Where d is a regular expression and finds every decimal digit in our string above. If you want to do string manipulation, RegExp is a very convenient way to do it.

Till now mruby didn’t had a fully working RegExp engine integrated. There was only some left-overs available which were copied from the MRI. Based on these left-overs and the work from the IIJ team, mattn created a fully working RegExp engine implementation for the latest mruby head. Around the same time Masamitsu Murase built a mruby GEM for the Henry Spencer RegExp engine.

Due to the reason that we like diversity, I suggested a Library independent RegExp engine in mruby. Mattn immediately jumped on and made a new pull request which removed more or less all left-overs of the Oniguruma RegExp engine out of the mruby head. At the same time he modified the code in a way that a RegExp engine could easily be integrated as a GEM.

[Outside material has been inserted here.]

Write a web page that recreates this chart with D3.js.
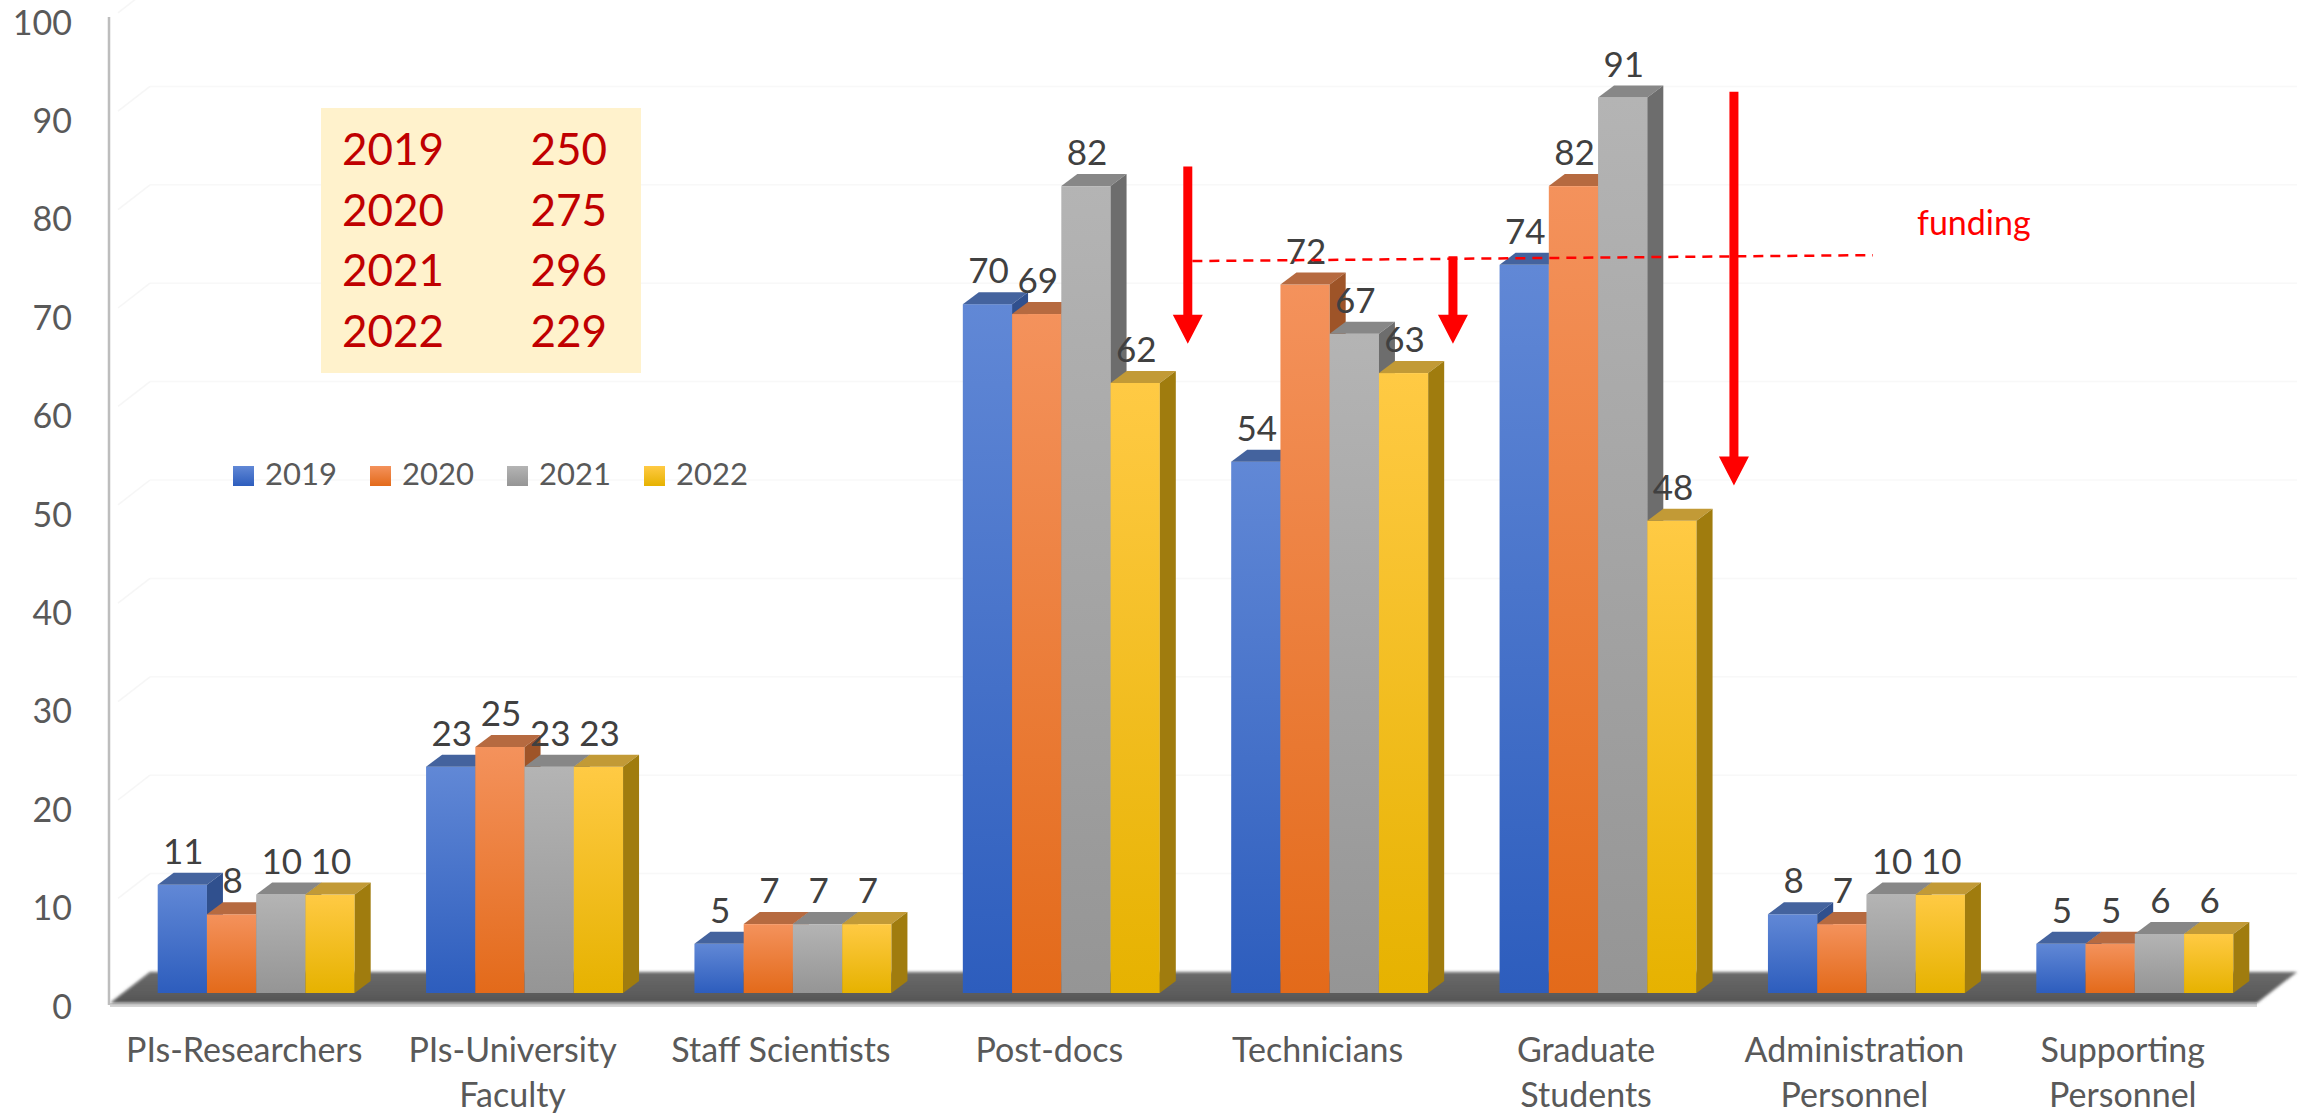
<!DOCTYPE html>
<html><head><meta charset="utf-8">
<script src="https://cdn.jsdelivr.net/npm/d3@7"></script>
<style>html,body{margin:0;padding:0;background:#fff;}svg{display:block;font-family:Lato,"Open Sans",sans-serif;}</style>
</head><body>
<script>
// ---------- data ----------
const categories = ["PIs-Researchers","PIs-University Faculty","Staff Scientists","Post-docs","Technicians","Graduate Students","Administration Personnel","Supporting Personnel"];
const categoryLines = [["PIs-Researchers"],["PIs-University","Faculty"],["Staff Scientists"],["Post-docs"],["Technicians"],["Graduate","Students"],["Administration","Personnel"],["Supporting","Personnel"]];
const years = ["2019","2020","2021","2022"];
const v2019 = [11,23,5,70,54,74,8,5];
const v2020 = [8,25,7,69,72,82,7,5];
const v2021 = [10,23,7,82,67,91,10,6];
const v2022 = [10,23,7,62,63,48,10,6];
const yTicks = [0,10,20,30,40,50,60,70,80,90,100];
const totalYears = ["2019","2020","2021","2022"];
const totalValues = [250,275,296,229];
// annotation arrows: category, offset (in band steps from band start), from value, to value
const arrows = [
  {cat:"Post-docs", off:0.883, from:85, to:67},
  {cat:"Technicians", off:0.871, from:75.9, to:67},
  {cat:"Graduate Students", off:0.918, from:92.6, to:52.6}
];
const fundingLine = {cat1:"Post-docs", off1:0.90, v1:75.4, cat2:"Graduate Students", off2:1.436, v2:76.0};
const fundingLabel = {cat:"Graduate Students", off:1.6, v:78, text:"funding"};

const series = [v2019,v2020,v2021,v2022];
const colors = {
  front:[["#6188d6","#2d5dbd"],["#f4925c","#e36a1a"],["#b4b4b4","#959595"],["#ffca44","#e6b200"]],
  top:["#44639e","#b66a40","#878787","#c29a36"],
  side:["#30508e","#9e5428","#6d6d6d","#a07c0e"]
};

// ---------- layout ----------
const W=2308,H=1118;
const floorL=110, floorR=2257, floorY=1003;
const depthDX=40, depthDY=-31;   // floor depth
const barDX=12, barDY=-10;       // bars sit in middle of depth
const capDX=16, capDY=-12;       // bar depth

const svg=d3.select("body").append("svg").attr("width",W).attr("height",H);
svg.append("rect").attr("width",W).attr("height",H).attr("fill","#fff");
const defs=svg.append("defs");
colors.front.forEach((c,i)=>{
  const g=defs.append("linearGradient").attr("id","g"+i).attr("x1",0).attr("y1",0).attr("x2",0).attr("y2",1);
  g.append("stop").attr("offset","0%").attr("stop-color",c[0]);
  g.append("stop").attr("offset","100%").attr("stop-color",c[1]);
});
const fg=defs.append("linearGradient").attr("id","floorG").attr("x1",0).attr("y1",0).attr("x2",0).attr("y2",1);
fg.append("stop").attr("offset","0%").attr("stop-color","#6a6a6a");
fg.append("stop").attr("offset","100%").attr("stop-color","#555");
const blur=defs.append("filter").attr("id","soft").attr("x","-5%").attr("y","-50%").attr("width","110%").attr("height","200%");
blur.append("feGaussianBlur").attr("stdDeviation",1.5);

const x=d3.scaleBand().domain(categories).range([floorL,floorR]).paddingInner(0.266).paddingOuter(0.133);
const xi=d3.scaleBand().domain(years).range([0,x.bandwidth()]);
const y=d3.scaleLinear().domain([0,100]).range([floorY,floorY-984]);
const bandPos=(cat,off)=>x(cat)+off*x.step();

// back wall faint gridlines
yTicks.forEach(t=>{
  svg.append("line").attr("x1",floorL+depthDX).attr("x2",floorR+depthDX)
    .attr("y1",y(t)+depthDY).attr("y2",y(t)+depthDY).attr("stroke","#f8f8f8").attr("stroke-width",1.5);
  svg.append("line").attr("x1",floorL+8).attr("x2",floorL+depthDX)
    .attr("y1",y(t)+depthDY*0.2).attr("y2",y(t)+depthDY).attr("stroke","#f6f6f6").attr("stroke-width",1.5);
});

// floor
svg.append("line").attr("x1",floorL).attr("x2",floorR).attr("y1",floorY+2).attr("y2",floorY+2).attr("stroke","#d4d4d4").attr("stroke-width",4);
svg.append("path").attr("d",`M${floorL},${floorY}L${floorR},${floorY}L${floorR+depthDX},${floorY+depthDY}L${floorL+depthDX},${floorY+depthDY}Z`)
  .attr("fill","url(#floorG)").attr("filter","url(#soft)");

// y axis line
svg.append("line").attr("x1",floorL-1).attr("x2",floorL-1).attr("y1",y(100)-2).attr("y2",floorY+2).attr("stroke","#bdbdbd").attr("stroke-width",2.5);

// y tick labels
svg.append("g").selectAll("text").data(yTicks).join("text")
  .attr("x",72).attr("y",d=>y(d)+2).attr("text-anchor","end").attr("dominant-baseline","central")
  .attr("font-size",34).attr("fill","#595959").text(d=>d);

// bars
const bars=svg.append("g");
categories.forEach((cat,ci)=>{
  years.forEach((yr,si)=>{
    const v=series[si][ci];
    const x0=x(cat)+xi(yr)+barDX, w=xi.bandwidth();
    const yt=y(v)+barDY, yb=y(0)+barDY;
    const g=bars.append("g");
    g.append("rect").attr("x",x0).attr("y",yt).attr("width",w).attr("height",yb-yt).attr("fill",`url(#g${si})`);
    g.append("path").attr("d",`M${x0},${yt}L${x0+w},${yt}L${x0+w+capDX},${yt+capDY}L${x0+capDX},${yt+capDY}Z`).attr("fill",colors.top[si]);
    g.append("path").attr("d",`M${x0+w},${yt}L${x0+w+capDX},${yt+capDY}L${x0+w+capDX},${yb+capDY}L${x0+w},${yb}Z`).attr("fill",colors.side[si]);
  });
});
// data labels
categories.forEach((cat,ci)=>{
  years.forEach((yr,si)=>{
    const v=series[si][ci];
    svg.append("text").attr("x",x(cat)+xi(yr)+barDX+xi.bandwidth()/2+1).attr("y",y(v)+barDY-21)
      .attr("text-anchor","middle").attr("font-size",35).attr("fill","#404040").text(v);
  });
});

// category labels
categoryLines.forEach((lines,ci)=>{
  const cx=x(categories[ci])+x.bandwidth()/2;
  const t=svg.append("text").attr("x",cx).attr("y",1062)
    .attr("text-anchor","middle").attr("font-size",34).attr("fill","#595959");
  lines.forEach((l,li)=>t.append("tspan").attr("x",cx).attr("dy",li?45:0).text(l));
});

// legend
const leg=svg.append("g").attr("transform","translate(233,466)");
years.forEach((yr,i)=>{
  const g=leg.append("g").attr("transform",`translate(${i*137},0)`);
  g.append("rect").attr("width",21).attr("height",20).attr("fill",`url(#g${i})`);
  g.append("text").attr("x",32).attr("y",19).attr("font-size",31).attr("fill","#595959").text(yr);
});

// totals box
svg.append("rect").attr("x",321).attr("y",108).attr("width",320).attr("height",265).attr("fill","#fff2cc");
totalYears.forEach((yr,i)=>{
  svg.append("text").attr("x",342).attr("y",165+i*60.7).attr("font-size",44).attr("fill","#c00000").text(yr);
  svg.append("text").attr("x",607).attr("y",165+i*60.7).attr("text-anchor","end").attr("font-size",44).attr("fill","#c00000").text(totalValues[i]);
});

// funding dashed line
svg.append("line").attr("x1",bandPos(fundingLine.cat1,fundingLine.off1)).attr("y1",y(fundingLine.v1))
  .attr("x2",bandPos(fundingLine.cat2,fundingLine.off2)).attr("y2",y(fundingLine.v2))
  .attr("stroke","#ff0000").attr("stroke-width",2.5).attr("stroke-dasharray","10,7");
svg.append("text").attr("x",bandPos(fundingLabel.cat,fundingLabel.off)).attr("y",y(fundingLabel.v))
  .attr("font-size",34).attr("fill","#ff0000").text(fundingLabel.text);

// arrows
arrows.forEach(a=>{
  const ax=bandPos(a.cat,a.off), y1=y(a.from), y2=y(a.to);
  const headH=29, headW=30, shaftW=9;
  svg.append("path").attr("d",
    `M${ax-shaftW/2},${y1}L${ax+shaftW/2},${y1}L${ax+shaftW/2},${y2-headH}L${ax+headW/2},${y2-headH}L${ax},${y2}L${ax-headW/2},${y2-headH}L${ax-shaftW/2},${y2-headH}Z`)
    .attr("fill","#ff0000");
});
</script>
</body></html>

In this state it is now possible that people can build their own RegExp engine as a GEM and use it as they like. At the moment we have two such RegExp GEMs available.

OnigRegexp

Obviously mattn didn’t throw away the IIJ code. Instead he gemified his afford and created the mruby-onig-regexp GEM. This one is supposed to provide the full-feature Oniguruma engine to mruby.

HsRegexp

As already mentioned the second candidate is mruby-hs-regexp from Masamitsu Murase. A RegExp engine based on the Henry Spencer code which is suppose to provide a reduced set of RegExp features by keeping also a smaller footprint in mruby.

State

At the moment both RegExp engines kind of work. There is still work to be done to comply to the ISO Ruby standard and to integrate it even better into the mruby syntax. We can also expect that there are bugs available. So the best thing you can do is to grab the code and experiment with it.

When we have reached stability, I would expect that we decide for a default RegExp engine shipped with mruby. Just due to the reason that this part is so essential to Ruby development. But with the current pluggable system it will be a joy for you to remove this engine or exchange it with another one (which has more features or which provides less overhead).

Have fun!